*Listed entries*

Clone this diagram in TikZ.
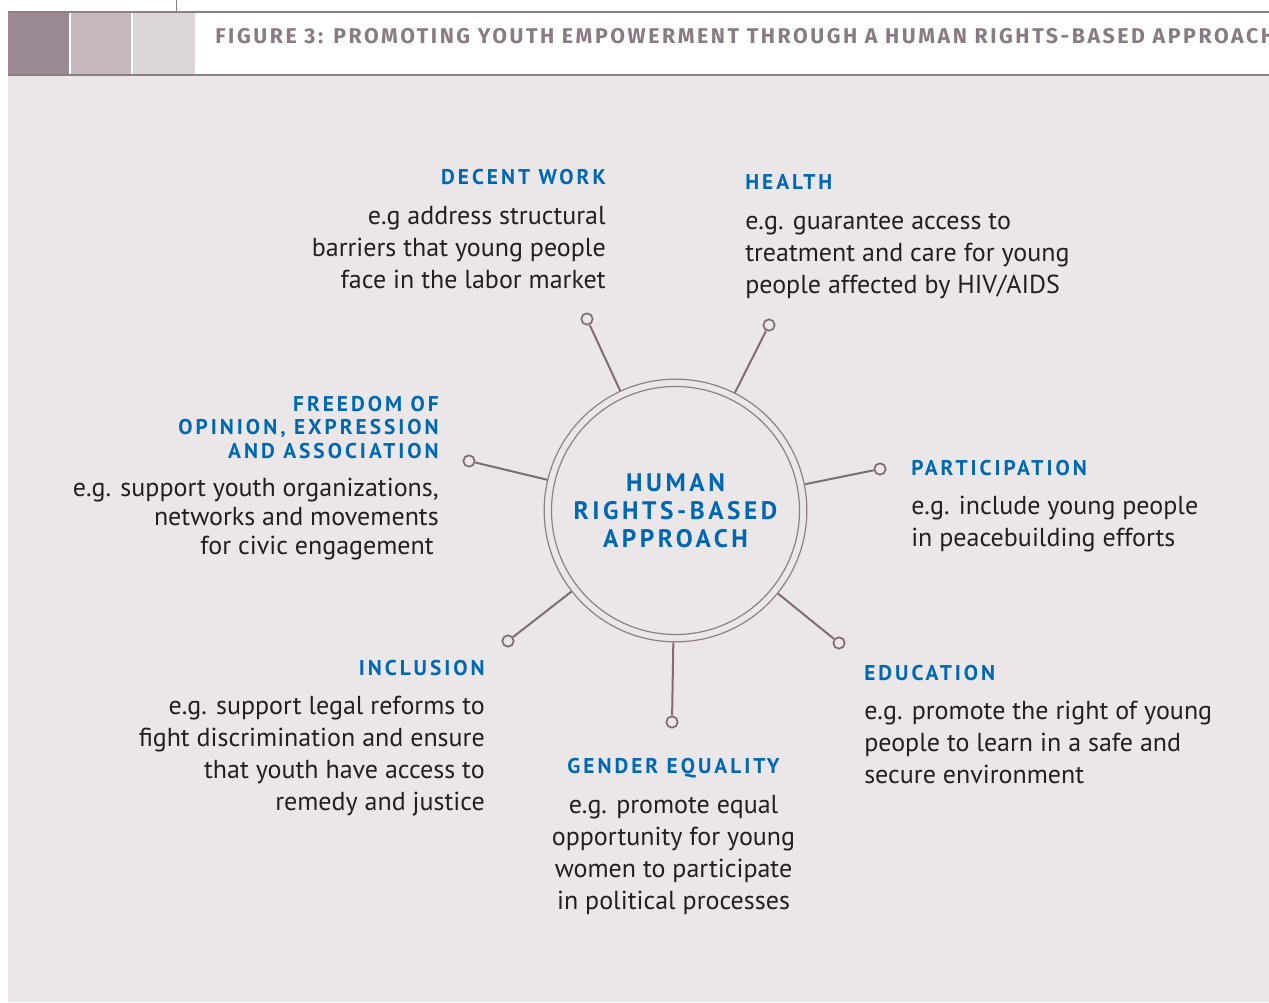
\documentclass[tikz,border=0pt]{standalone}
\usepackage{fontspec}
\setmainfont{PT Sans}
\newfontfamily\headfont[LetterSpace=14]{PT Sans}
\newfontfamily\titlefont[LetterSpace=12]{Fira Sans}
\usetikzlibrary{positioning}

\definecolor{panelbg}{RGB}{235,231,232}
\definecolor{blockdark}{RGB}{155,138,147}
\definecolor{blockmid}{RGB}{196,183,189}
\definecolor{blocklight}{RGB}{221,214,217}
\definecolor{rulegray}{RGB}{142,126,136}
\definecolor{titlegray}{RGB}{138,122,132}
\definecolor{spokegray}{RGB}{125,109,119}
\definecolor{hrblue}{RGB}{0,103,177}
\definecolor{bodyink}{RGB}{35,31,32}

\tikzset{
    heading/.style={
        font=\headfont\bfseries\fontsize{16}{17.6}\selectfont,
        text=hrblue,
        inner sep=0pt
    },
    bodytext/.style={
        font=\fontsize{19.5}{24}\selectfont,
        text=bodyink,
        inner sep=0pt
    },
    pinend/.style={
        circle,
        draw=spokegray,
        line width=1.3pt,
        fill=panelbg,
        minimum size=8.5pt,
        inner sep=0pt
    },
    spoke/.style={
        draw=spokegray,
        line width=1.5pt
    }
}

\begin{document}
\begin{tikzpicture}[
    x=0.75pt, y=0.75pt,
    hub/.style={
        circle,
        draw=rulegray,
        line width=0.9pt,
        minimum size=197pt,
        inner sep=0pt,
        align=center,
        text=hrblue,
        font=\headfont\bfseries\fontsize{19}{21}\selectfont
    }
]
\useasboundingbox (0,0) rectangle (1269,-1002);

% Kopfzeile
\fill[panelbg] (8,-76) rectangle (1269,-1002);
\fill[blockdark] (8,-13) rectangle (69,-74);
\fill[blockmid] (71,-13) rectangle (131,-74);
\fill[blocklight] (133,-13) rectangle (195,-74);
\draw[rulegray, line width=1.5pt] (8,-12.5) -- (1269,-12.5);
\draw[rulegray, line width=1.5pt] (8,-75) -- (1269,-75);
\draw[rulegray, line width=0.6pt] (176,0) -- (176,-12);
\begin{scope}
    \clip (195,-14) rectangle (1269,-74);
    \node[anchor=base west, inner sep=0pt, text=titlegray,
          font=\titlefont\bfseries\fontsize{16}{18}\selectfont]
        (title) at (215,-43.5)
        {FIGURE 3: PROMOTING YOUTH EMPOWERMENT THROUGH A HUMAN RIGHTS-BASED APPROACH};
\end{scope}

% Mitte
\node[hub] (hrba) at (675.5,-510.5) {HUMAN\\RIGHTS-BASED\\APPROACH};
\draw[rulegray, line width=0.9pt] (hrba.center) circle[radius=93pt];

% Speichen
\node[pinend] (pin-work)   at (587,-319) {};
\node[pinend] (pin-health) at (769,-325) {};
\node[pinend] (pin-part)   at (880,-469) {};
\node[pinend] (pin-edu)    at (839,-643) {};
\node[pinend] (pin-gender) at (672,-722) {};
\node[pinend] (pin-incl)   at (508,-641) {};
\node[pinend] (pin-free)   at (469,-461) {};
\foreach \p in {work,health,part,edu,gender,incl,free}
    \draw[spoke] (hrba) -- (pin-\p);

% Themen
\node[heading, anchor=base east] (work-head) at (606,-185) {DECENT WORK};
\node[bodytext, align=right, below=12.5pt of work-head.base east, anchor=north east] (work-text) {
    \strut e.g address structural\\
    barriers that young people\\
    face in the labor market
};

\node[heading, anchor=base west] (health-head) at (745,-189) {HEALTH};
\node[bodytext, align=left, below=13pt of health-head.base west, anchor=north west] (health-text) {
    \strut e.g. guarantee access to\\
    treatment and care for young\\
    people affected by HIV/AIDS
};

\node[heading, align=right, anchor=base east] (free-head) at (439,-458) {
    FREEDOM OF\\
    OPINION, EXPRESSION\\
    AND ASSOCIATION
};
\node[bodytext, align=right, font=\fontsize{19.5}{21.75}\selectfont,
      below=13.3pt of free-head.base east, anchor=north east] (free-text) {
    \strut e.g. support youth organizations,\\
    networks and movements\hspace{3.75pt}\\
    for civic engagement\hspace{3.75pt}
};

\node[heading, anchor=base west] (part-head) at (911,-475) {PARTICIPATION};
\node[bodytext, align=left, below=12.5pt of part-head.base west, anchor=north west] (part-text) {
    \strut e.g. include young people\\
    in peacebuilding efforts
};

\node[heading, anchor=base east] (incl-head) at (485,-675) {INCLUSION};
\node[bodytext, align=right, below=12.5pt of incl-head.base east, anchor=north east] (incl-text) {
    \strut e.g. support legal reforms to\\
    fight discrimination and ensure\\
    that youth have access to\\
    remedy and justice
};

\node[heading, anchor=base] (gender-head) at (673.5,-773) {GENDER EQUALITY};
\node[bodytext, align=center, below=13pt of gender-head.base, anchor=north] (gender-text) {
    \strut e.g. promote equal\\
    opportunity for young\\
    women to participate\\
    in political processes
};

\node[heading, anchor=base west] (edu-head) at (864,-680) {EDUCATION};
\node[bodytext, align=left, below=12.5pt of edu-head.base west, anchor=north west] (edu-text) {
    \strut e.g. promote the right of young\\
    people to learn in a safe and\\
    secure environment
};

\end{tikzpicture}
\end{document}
--
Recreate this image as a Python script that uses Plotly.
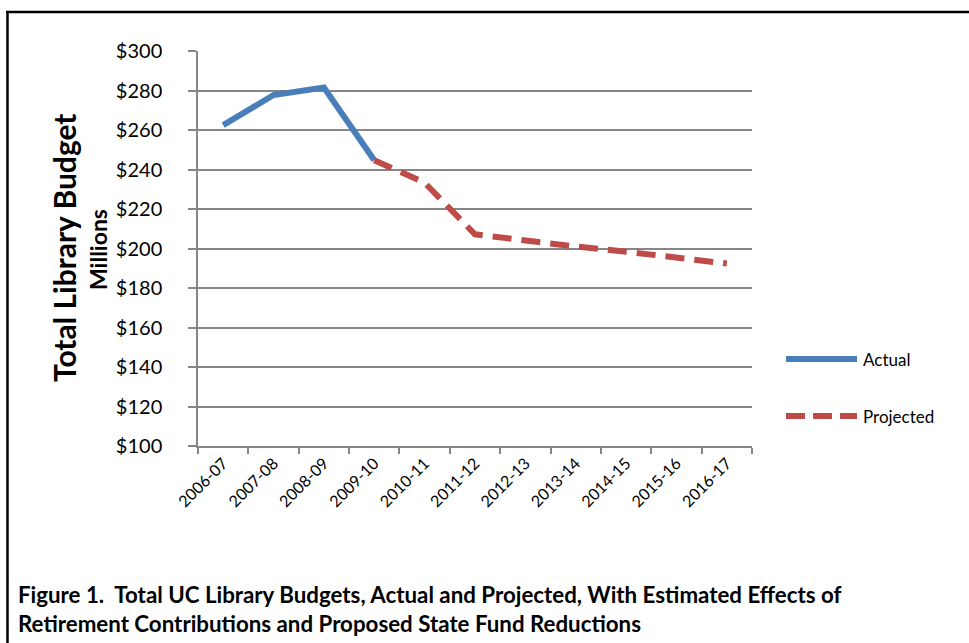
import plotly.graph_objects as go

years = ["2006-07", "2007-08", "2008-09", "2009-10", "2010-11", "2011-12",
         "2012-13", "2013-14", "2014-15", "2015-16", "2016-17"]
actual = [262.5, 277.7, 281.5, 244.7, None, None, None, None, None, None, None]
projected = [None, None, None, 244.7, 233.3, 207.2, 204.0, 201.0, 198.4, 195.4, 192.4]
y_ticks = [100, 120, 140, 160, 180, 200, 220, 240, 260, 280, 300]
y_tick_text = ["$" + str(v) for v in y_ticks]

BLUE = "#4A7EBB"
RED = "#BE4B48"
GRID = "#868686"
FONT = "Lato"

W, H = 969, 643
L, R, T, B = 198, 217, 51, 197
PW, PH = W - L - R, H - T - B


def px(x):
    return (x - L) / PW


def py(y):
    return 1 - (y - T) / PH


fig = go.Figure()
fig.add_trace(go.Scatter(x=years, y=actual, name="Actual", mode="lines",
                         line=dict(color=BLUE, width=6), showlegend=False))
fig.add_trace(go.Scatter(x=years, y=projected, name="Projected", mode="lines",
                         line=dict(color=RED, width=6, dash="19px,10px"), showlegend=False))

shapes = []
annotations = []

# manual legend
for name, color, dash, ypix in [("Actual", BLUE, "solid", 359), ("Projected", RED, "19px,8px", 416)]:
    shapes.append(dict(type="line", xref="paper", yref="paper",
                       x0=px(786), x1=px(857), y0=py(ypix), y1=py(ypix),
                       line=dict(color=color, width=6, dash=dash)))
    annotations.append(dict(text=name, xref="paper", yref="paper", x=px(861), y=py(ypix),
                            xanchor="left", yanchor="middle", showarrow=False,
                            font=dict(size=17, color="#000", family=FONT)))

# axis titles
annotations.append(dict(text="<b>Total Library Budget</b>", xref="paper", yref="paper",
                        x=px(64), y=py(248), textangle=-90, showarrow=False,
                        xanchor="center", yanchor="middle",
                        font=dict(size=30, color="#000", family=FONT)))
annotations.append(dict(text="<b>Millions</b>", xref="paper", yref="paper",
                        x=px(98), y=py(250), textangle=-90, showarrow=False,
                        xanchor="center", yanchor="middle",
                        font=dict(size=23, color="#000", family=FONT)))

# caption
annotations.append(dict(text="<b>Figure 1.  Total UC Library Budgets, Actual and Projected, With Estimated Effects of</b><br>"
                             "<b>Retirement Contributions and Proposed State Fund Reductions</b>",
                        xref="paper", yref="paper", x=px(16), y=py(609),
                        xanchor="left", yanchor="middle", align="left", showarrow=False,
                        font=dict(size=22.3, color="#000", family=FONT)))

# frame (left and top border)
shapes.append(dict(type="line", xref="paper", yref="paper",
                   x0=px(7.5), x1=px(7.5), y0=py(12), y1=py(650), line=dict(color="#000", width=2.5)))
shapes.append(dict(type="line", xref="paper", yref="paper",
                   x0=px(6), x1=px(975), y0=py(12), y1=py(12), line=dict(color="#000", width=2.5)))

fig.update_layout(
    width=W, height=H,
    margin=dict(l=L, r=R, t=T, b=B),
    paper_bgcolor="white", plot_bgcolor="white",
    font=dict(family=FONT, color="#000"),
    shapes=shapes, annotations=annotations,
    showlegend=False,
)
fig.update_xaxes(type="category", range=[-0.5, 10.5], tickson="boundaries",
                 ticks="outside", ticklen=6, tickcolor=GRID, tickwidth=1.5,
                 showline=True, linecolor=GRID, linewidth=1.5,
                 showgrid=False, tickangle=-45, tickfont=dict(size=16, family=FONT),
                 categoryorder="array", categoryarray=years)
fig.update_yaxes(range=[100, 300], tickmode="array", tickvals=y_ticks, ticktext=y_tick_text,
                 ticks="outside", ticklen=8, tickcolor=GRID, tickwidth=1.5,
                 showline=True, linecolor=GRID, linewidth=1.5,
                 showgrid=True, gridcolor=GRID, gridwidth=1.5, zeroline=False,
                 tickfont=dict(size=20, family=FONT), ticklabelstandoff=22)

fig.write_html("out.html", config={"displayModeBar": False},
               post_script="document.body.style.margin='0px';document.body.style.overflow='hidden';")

*Challenge*
Reproduce nothing but the lines from the one with "Recreate this image" to the one with "return 1 - (y - T) / PH", both lines included, and keep every picture out of the copy.

*Answer to the problem*
Recreate this image as a Python script that uses Plotly.
import plotly.graph_objects as go

years = ["2006-07", "2007-08", "2008-09", "2009-10", "2010-11", "2011-12",
         "2012-13", "2013-14", "2014-15", "2015-16", "2016-17"]
actual = [262.5, 277.7, 281.5, 244.7, None, None, None, None, None, None, None]
projected = [None, None, None, 244.7, 233.3, 207.2, 204.0, 201.0, 198.4, 195.4, 192.4]
y_ticks = [100, 120, 140, 160, 180, 200, 220, 240, 260, 280, 300]
y_tick_text = ["$" + str(v) for v in y_ticks]

BLUE = "#4A7EBB"
RED = "#BE4B48"
GRID = "#868686"
FONT = "Lato"

W, H = 969, 643
L, R, T, B = 198, 217, 51, 197
PW, PH = W - L - R, H - T - B


def px(x):
    return (x - L) / PW


def py(y):
    return 1 - (y - T) / PH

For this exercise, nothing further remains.